German data warehouse SAP following ORCL in overseas mkts.

CSC early AM warning:

Friday March 16, 6:00 am Eastern Time
Press Release
SOURCE: Computer Sciences Corporation
CSC Comments on Current Quarter Outlook
EL SEGUNDO, Calif., March 16 /PRNewswire/ -- Computer Sciences Corporation (NYSE: CSC - news) today announced that as a result of the decline in global commercial customer demand for traditional information technology (IT) consulting and systems integration services, reduced demand within the healthcare vertical market for software licensing and services, and recent adverse margin performance in some of its commercial businesses, it currently estimates earnings per share (diluted) for the fourth quarter, ending March 30, 2001, before special items, to be in the range of 35 to 37 cents. Revenue growth for the quarter is anticipated to be approximately 11% to 13% over last year's comparable quarter.

The company noted that the economic environment worldwide, as well as the demand for consulting and systems integration services, has deteriorated and the mix of services has changed during the quarter. Many of the company's customers are currently facing very challenging economic conditions. While CSC previously noted that economic uncertainties and capital spending constraints were adversely impacting its outlook, the sharp decline in demand for consulting and systems integration services has become more widespread as it extends from the U.S. to Europe. This environment, combined with selected commercial margin erosion, has prompted the company to revise its earnings guidance for the fourth quarter.

CSC anticipates that its fourth quarter performance will be adversely affected by the following:

-- Rapidly changing mix of services and deteriorating overall demand for
consulting and systems integration services, including ERP and Net
Markets in Europe, which are causing unanticipated reduction in global
staff utilization and billing rate realization, reversing previous
favorable trends;
-- An accelerating decline both in healthcare software license sales,
which have historically made a significant contribution to margins, and
in related services;
-- Profitability pressure experienced on two of its more recent
outsourcing engagements;
-- Reduced demand for out-of-scope consulting and systems integration
projects for certain commercial outsourcing clients, and recently
revised cost estimates on a few fixed price projects;
-- Lengthening sales cycles across many of its commercial businesses; and
-- Increasingly adverse factors in the Internet and healthcare markets,
which are causing the write off of some of the company's receivables
and an increase in the allowance for doubtful accounts.

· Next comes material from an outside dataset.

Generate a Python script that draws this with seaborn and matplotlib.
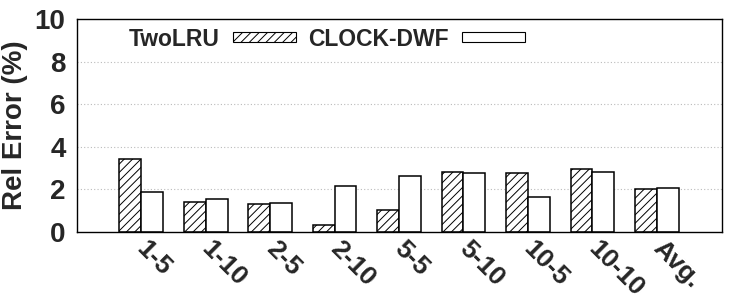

CSC is developing an aggressive restructuring plan to respond to the worldwide economic environment and the issues described above. As a result of this restructuring, the company will take a special charge in the fourth quarter, currently estimated to be in the range of $100 million to $150 million. Included in the charge will be costs associated with staff reductions of approximately 700 to 900. This is in addition to any further charge associated with restructuring the global financial services operation as a consequence of the acquisition of Mynd Corporation, previously disclosed in CSC's Form 10-Q for the quarter ended December 29, 2000.